The proposed changes include a deceleration lane for traffic into the Lehigh Cement Co. plant, four crosswalks, an entrance sign at Route 75 into town, staggered street lights in the residential zone, two possible parking lots and striping to increase the number of spaces, Powlen said.

Activists predict that a beautified town will lure merchants back to Main Street, where former storefronts are apartments. Joan McKee, the Main Street Revitalization Committee chairwoman, said a new business association is planned.

The consultants will submit a final report next month, said Deepa Srinivasan, director of planning for the firm.

Mayor Perry L. Jones Jr. said the final proposal probably would not be on the Town Council agenda before its September meeting.

If approved, the town would "move into the competition hopper" - up against dozens of others around the state for engineering money, said Dennis L. German, assistant chief of SHA's Design Division. About 120 communities in Maryland are in various stages of SHA's Main Street revitalization program: many at the beginning; 40 at the concept-development stage with Union Bridge; 22 completed; 14 under construction.

Union Bridge "has a leg up in the competition" for Community Development funds used to implement the program, German said.

"One thing they look at is the historical character of the community," German said.

The hard part is moving from planning to engineering, he said.

"The key is that it is acceptable to the community and it is buildable," German said. "Hopefully, we will have a consensus of your leadership and your community. That's the heart of it. There has not been one project funded for engineering that has not been funded for construction.""The key is having a community that wants it done," said Robert L. Fisher, SHA's District 7 engineer. Residents would have to give right-of-way agreements for new sidewalks, he said.

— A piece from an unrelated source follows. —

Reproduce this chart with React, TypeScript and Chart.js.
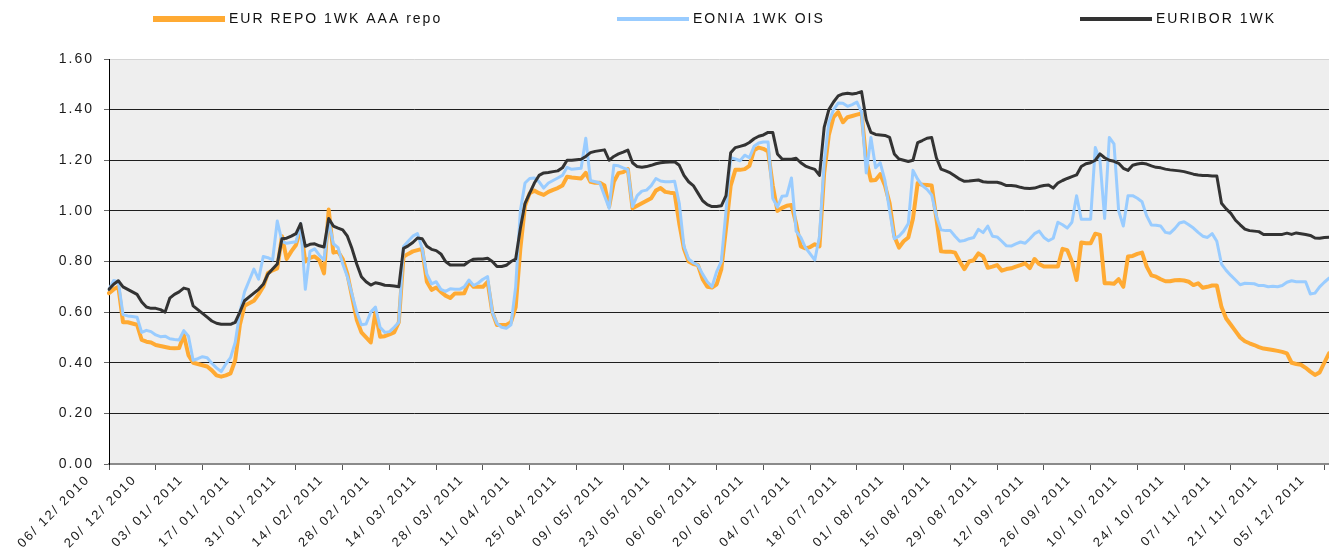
import React, { useEffect, useRef } from "react";
import { Chart, registerables } from "chart.js";

Chart.register(...registerables);

const tickLabels = [
  "06/ 12/ 2010", "20/ 12/ 2010", "03/ 01/ 2011", "17/ 01/ 2011", "31/ 01/ 2011",
  "14/ 02/ 2011", "28/ 02/ 2011", "14/ 03/ 2011", "28/ 03/ 2011", "11/ 04/ 2011",
  "25/ 04/ 2011", "09/ 05/ 2011", "23/ 05/ 2011", "06/ 06/ 2011", "20/ 06/ 2011",
  "04/ 07/ 2011", "18/ 07/ 2011", "01/ 08/ 2011", "15/ 08/ 2011", "29/ 08/ 2011",
  "12/ 09/ 2011", "26/ 09/ 2011", "10/ 10/ 2011", "24/ 10/ 2011", "07/ 11/ 2011",
  "21/ 11/ 2011", "05/ 12/ 2011",
];

const seriesNames = ["EUR REPO 1WK AAA repo", "EONIA 1WK OIS", "EURIBOR 1WK"];

const repo = [
  0.675, 0.69, 0.70, 0.56, 0.56, 0.555, 0.55, 0.49, 0.483, 0.48,
  0.47, 0.466, 0.462, 0.458, 0.457, 0.458, 0.51, 0.43, 0.40, 0.395,
  0.39, 0.385, 0.37, 0.35, 0.345, 0.35, 0.358, 0.41, 0.55, 0.625,
  0.635, 0.645, 0.67, 0.70, 0.755, 0.765, 0.773, 0.90, 0.81, 0.84,
  0.865, 0.93, 0.80, 0.815, 0.82, 0.805, 0.753, 1.005, 0.835, 0.839,
  0.81, 0.75, 0.66, 0.57, 0.52, 0.50, 0.48, 0.60, 0.503, 0.505,
  0.512, 0.52, 0.56, 0.819, 0.83, 0.84, 0.845, 0.85, 0.72, 0.688,
  0.697, 0.68, 0.665, 0.656, 0.674, 0.674, 0.675, 0.72, 0.70, 0.70,
  0.70, 0.72, 0.60, 0.549, 0.549, 0.549, 0.56, 0.62, 0.85, 1.02,
  1.07, 1.08, 1.07, 1.063, 1.075, 1.083, 1.09, 1.10, 1.135, 1.132,
  1.13, 1.128, 1.15, 1.115, 1.111, 1.111, 1.10, 1.017, 1.115, 1.149,
  1.153, 1.165, 1.01, 1.02, 1.03, 1.04, 1.05, 1.08, 1.09, 1.075,
  1.072, 1.07, 0.95, 0.85, 0.80, 0.79, 0.786, 0.73, 0.70, 0.697,
  0.71, 0.77, 0.93, 1.10, 1.162, 1.162, 1.165, 1.178, 1.24, 1.25,
  1.245, 1.235, 1.10, 1.00, 1.012, 1.02, 1.023, 0.95, 0.86, 0.852,
  0.857, 0.868, 0.86, 1.15, 1.30, 1.37, 1.39, 1.35, 1.37, 1.375,
  1.38, 1.385, 1.20, 1.12, 1.122, 1.145, 1.10, 1.03, 0.90, 0.855,
  0.88, 0.895, 0.97, 1.11, 1.103, 1.102, 1.10, 0.97, 0.84, 0.839,
  0.839, 0.835, 0.80, 0.77, 0.80, 0.805, 0.832, 0.82, 0.775, 0.78,
  0.786, 0.764, 0.77, 0.773, 0.78, 0.786, 0.793, 0.774, 0.81, 0.79,
  0.78, 0.78, 0.78, 0.78, 0.85, 0.845, 0.80, 0.727, 0.875, 0.872,
  0.872, 0.91, 0.905, 0.714, 0.714, 0.712, 0.73, 0.70, 0.82, 0.822,
  0.83, 0.835, 0.78, 0.745, 0.74, 0.73, 0.722, 0.722, 0.726, 0.727,
  0.725, 0.72, 0.707, 0.714, 0.696, 0.70, 0.705, 0.705, 0.62, 0.575,
  0.55, 0.525, 0.50, 0.485, 0.477, 0.47, 0.462, 0.456, 0.453, 0.45,
  0.447, 0.443, 0.437, 0.40, 0.395, 0.392, 0.38, 0.365, 0.352, 0.362,
  0.40, 0.437,
];

const eonia = [
  0.69, 0.725, 0.72, 0.59, 0.585, 0.583, 0.58, 0.52, 0.528, 0.523,
  0.51, 0.503, 0.505, 0.495, 0.492, 0.49, 0.527, 0.505, 0.41, 0.416,
  0.424, 0.42, 0.398, 0.38, 0.365, 0.395, 0.42, 0.48, 0.60, 0.68,
  0.725, 0.77, 0.73, 0.82, 0.815, 0.806, 0.96, 0.88, 0.872, 0.875,
  0.878, 0.95, 0.69, 0.84, 0.85, 0.825, 0.806, 0.96, 0.87, 0.855,
  0.79, 0.74, 0.67, 0.60, 0.55, 0.553, 0.60, 0.62, 0.54, 0.52,
  0.523, 0.54, 0.56, 0.859, 0.88, 0.90, 0.91, 0.85, 0.75, 0.712,
  0.72, 0.69, 0.682, 0.692, 0.69, 0.69, 0.70, 0.727, 0.705, 0.715,
  0.73, 0.74, 0.60, 0.555, 0.54, 0.536, 0.55, 0.70, 1.0, 1.11,
  1.128, 1.13, 1.115, 1.09, 1.11, 1.12, 1.13, 1.14, 1.172, 1.164,
  1.166, 1.168, 1.287, 1.12, 1.115, 1.11, 1.06, 1.01, 1.18, 1.178,
  1.17, 1.163, 1.017, 1.06, 1.078, 1.082, 1.10, 1.128, 1.118, 1.115,
  1.115, 1.117, 1.03, 0.86, 0.81, 0.795, 0.785, 0.75, 0.72, 0.70,
  0.76, 0.80, 1.00, 1.21, 1.205, 1.198, 1.22, 1.21, 1.255, 1.268,
  1.272, 1.272, 1.05, 1.015, 1.058, 1.06, 1.13, 0.92, 0.895, 0.855,
  0.83, 0.806, 0.90, 1.19, 1.35, 1.40, 1.426, 1.425, 1.413, 1.42,
  1.43, 1.39, 1.15, 1.29, 1.17, 1.19, 1.12, 1.00, 0.89, 0.90,
  0.92, 0.95, 1.16, 1.125, 1.10, 1.085, 1.063, 0.98, 0.925, 0.922,
  0.922, 0.90, 0.88, 0.883, 0.89, 0.895, 0.927, 0.914, 0.94, 0.90,
  0.897, 0.88, 0.862, 0.861, 0.87, 0.877, 0.872, 0.89, 0.91, 0.92,
  0.895, 0.882, 0.892, 0.955, 0.945, 0.932, 0.955, 1.06, 0.967, 0.967,
  0.967, 1.25, 1.20, 0.97, 1.29, 1.265, 1.00, 0.94, 1.06, 1.06,
  1.05, 1.036, 0.98, 0.944, 0.943, 0.94, 0.915, 0.912, 0.93, 0.952,
  0.957, 0.945, 0.932, 0.915, 0.90, 0.895, 0.91, 0.88, 0.79, 0.765,
  0.745, 0.727, 0.708, 0.714, 0.713, 0.712, 0.705, 0.705, 0.70, 0.702,
  0.70, 0.705, 0.718, 0.724, 0.72, 0.72, 0.72, 0.672, 0.675, 0.70,
  0.718, 0.734,
];

const euribor = [
  0.69, 0.71, 0.724, 0.70, 0.69, 0.68, 0.67, 0.64, 0.62, 0.615,
  0.615, 0.61, 0.60, 0.655, 0.67, 0.68, 0.695, 0.69, 0.625, 0.61,
  0.595, 0.58, 0.565, 0.556, 0.552, 0.552, 0.552, 0.56, 0.60, 0.645,
  0.66, 0.675, 0.69, 0.71, 0.75, 0.77, 0.79, 0.89, 0.892, 0.90,
  0.91, 0.95, 0.86, 0.868, 0.87, 0.862, 0.857, 0.97, 0.94, 0.932,
  0.925, 0.90, 0.85, 0.79, 0.74, 0.72, 0.707, 0.716, 0.712, 0.706,
  0.705, 0.703, 0.70, 0.852, 0.862, 0.875, 0.893, 0.89, 0.86, 0.848,
  0.843, 0.83, 0.80, 0.786, 0.786, 0.786, 0.786, 0.80, 0.809, 0.81,
  0.81, 0.813, 0.80, 0.78, 0.78, 0.785, 0.80, 0.81, 0.93, 1.03,
  1.07, 1.11, 1.14, 1.15, 1.152, 1.155, 1.158, 1.17, 1.20, 1.20,
  1.202, 1.204, 1.215, 1.23, 1.235, 1.238, 1.241, 1.20, 1.215, 1.225,
  1.232, 1.24, 1.19, 1.175, 1.172, 1.175, 1.18, 1.186, 1.19, 1.192,
  1.193, 1.194, 1.18, 1.14, 1.115, 1.10, 1.07, 1.04, 1.025, 1.017,
  1.017, 1.02, 1.06, 1.23, 1.25, 1.255, 1.26, 1.27, 1.285, 1.295,
  1.30, 1.31, 1.31, 1.225, 1.205, 1.204, 1.204, 1.208, 1.19, 1.177,
  1.17, 1.164, 1.14, 1.33, 1.40, 1.43, 1.454, 1.462, 1.465, 1.462,
  1.465, 1.471, 1.36, 1.31, 1.302, 1.30, 1.298, 1.29, 1.225, 1.205,
  1.20, 1.195, 1.20, 1.27, 1.278, 1.287, 1.29, 1.21, 1.165, 1.158,
  1.15, 1.138, 1.125, 1.117, 1.118, 1.12, 1.122, 1.115, 1.113, 1.113,
  1.113, 1.108, 1.10, 1.10, 1.098, 1.093, 1.089, 1.088, 1.09, 1.096,
  1.10, 1.102, 1.09, 1.11, 1.12, 1.128, 1.135, 1.142, 1.175, 1.186,
  1.19, 1.20, 1.225, 1.21, 1.20, 1.196, 1.188, 1.168, 1.16, 1.18,
  1.185, 1.188, 1.185, 1.178, 1.172, 1.17, 1.165, 1.162, 1.16, 1.158,
  1.155, 1.15, 1.145, 1.142, 1.14, 1.14, 1.138, 1.138, 1.03, 1.008,
  0.99, 0.963, 0.945, 0.928, 0.922, 0.92, 0.918, 0.907, 0.907, 0.907,
  0.907, 0.907, 0.912, 0.907, 0.913, 0.91, 0.907, 0.903, 0.893, 0.892,
  0.895, 0.896,
];

const W = 1329;
const H = 553;
const FONT = "'Liberation Sans', Arial, sans-serif";
const SPACING = "2px";
const legendX = [153, 617, 1080];
const legendLineWidth = [6, 4, 4];

export default function App() {
  const ref = useRef<HTMLCanvasElement | null>(null);

  useEffect(() => {
    const canvas = ref.current;
    if (!canvas) return;
    const labels = repo.map((_, i) => (i % 10 === 0 && tickLabels[i / 10] ? tickLabels[i / 10] : ""));

    const spacingPlugin = {
      id: "spacing",
      beforeUpdate(c: any) {
        c.ctx.letterSpacing = SPACING;
      },
      beforeDraw(c: any) {
        c.ctx.letterSpacing = SPACING;
        const a = c.chartArea;
        c.ctx.save();
        c.ctx.fillStyle = "#eeeeee";
        c.ctx.fillRect(a.left, a.top, a.right - a.left, a.bottom - a.top);
        c.ctx.restore();
      },
    };

    const legendPlugin = {
      id: "customLegend",
      afterDraw(c: any) {
        const ctx = c.ctx;
        ctx.save();
        c.data.datasets.forEach((ds: any, i: number) => {
          const x = legendX[i];
          const y = 19;
          ctx.strokeStyle = ds.borderColor;
          ctx.lineWidth = legendLineWidth[i];
          ctx.beginPath();
          ctx.moveTo(x, y);
          ctx.lineTo(x + 72, y);
          ctx.stroke();
          ctx.letterSpacing = SPACING;
          ctx.fillStyle = "#111111";
          ctx.font = `14px ${FONT}`;
          ctx.textBaseline = "middle";
          ctx.textAlign = "left";
          ctx.fillText(ds.label, x + 76, y);
        });
        ctx.restore();
      },
    };

    const chart = new Chart(canvas, {
      type: "line",
      data: {
        labels,
        datasets: [
          { label: seriesNames[0], data: repo, borderColor: "#FFAA33", borderWidth: 4, order: 3 },
          { label: seriesNames[1], data: eonia, borderColor: "#99CCFF", borderWidth: 3, order: 2 },
          { label: seriesNames[2], data: euribor, borderColor: "#333333", borderWidth: 3, order: 1 },
        ],
      },
      options: {
        responsive: false,
        animation: false,
        layout: { padding: { top: 59, left: 0, right: 0, bottom: 0 } },
        elements: {
          point: { radius: 0, hoverRadius: 0 },
          line: { tension: 0, borderJoinStyle: "round", borderCapStyle: "round" },
        },
        plugins: { legend: { display: false }, tooltip: { enabled: false } },
        scales: {
          x: {
            type: "category",
            offset: false,
            grid: {
              drawOnChartArea: false,
              drawTicks: true,
              tickLength: 6,
              tickColor: (ctx: any) => (ctx.index % 10 === 0 ? "#555555" : "rgba(0,0,0,0)"),
            },
            border: { color: "#8a8a8a", width: 2 },
            ticks: {
              autoSkip: false,
              minRotation: 45,
              maxRotation: 45,
              labelOffset: -21,
              padding: 2,
              color: "#1a1a1a",
              font: { family: FONT, size: 13 },
            },
            afterFit(s: any) {
              s.height = H - 464;
              s.paddingLeft = 0;
              s.paddingRight = 0;
            },
          },
          y: {
            min: 0,
            max: 1.6,
            ticks: {
              stepSize: 0.2,
              callback: (v: any) => Number(v).toFixed(2),
              padding: 10,
              color: "#1a1a1a",
              font: { family: FONT, size: 14 },
            },
            grid: {
              color: (ctx: any) => (ctx.tick && ctx.tick.value > 1.59 ? "#d4d4d4" : "#1e1e1e"),
              lineWidth: 1,
              tickLength: 5,
              tickColor: "#666666",
            },
            border: { color: "#000000", width: 1 },
            afterFit(s: any) {
              s.width = 109;
            },
          },
        },
      },
      plugins: [spacingPlugin, legendPlugin],
    } as any);

    return () => chart.destroy();
  }, []);

  return (
    <div style={{ position: "fixed", left: 0, top: 0, width: W, height: H, background: "#ffffff" }}>
      <canvas ref={ref} width={W} height={H} style={{ display: "block" }} />
    </div>
  );
}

If all of the proposed improvements in Union Bridge were made, the cost would be roughly $750,000. The town would have to foot the bill for items not covered under the program, such as benches, trash cans and street lights.

But before the beautification, the town must place a new 8-inch water line and construct two 300,000 gallon water tanks, projects totaling about $2 million for which the money from loans and grants has been secured, said Jones and James L. Schumacher, the town's hired consultant. The projects are ready for an engineering bid and are expected to be completed by next year.

"That's a natural resource we have that I feel will be of value in attracting new businesses to Main Street. We have a lot of water under the ground," Schumacher said. "You can't expect new businesses to come in and then start tearing up the street."

"We definitely want to get our water lines down Main Street first," said Jones, who has been working on Main Street improvements since 1991. A project unrelated to the Main Street development - and in the works longer - is a new Shepherd's Mill Road that is expected to reduce truck traffic on Main Street from 250 to 275 a day to 50 or 60 a day.

"People won't feel as much danger trying to cross the street," Jones said. "If you get your small shops back on the street, I think the people will come.

"We're not going to get a big shopping center - it's only 10 or 15 minutes to Westminster," he said. "We need small novelty shops, near little restaurants."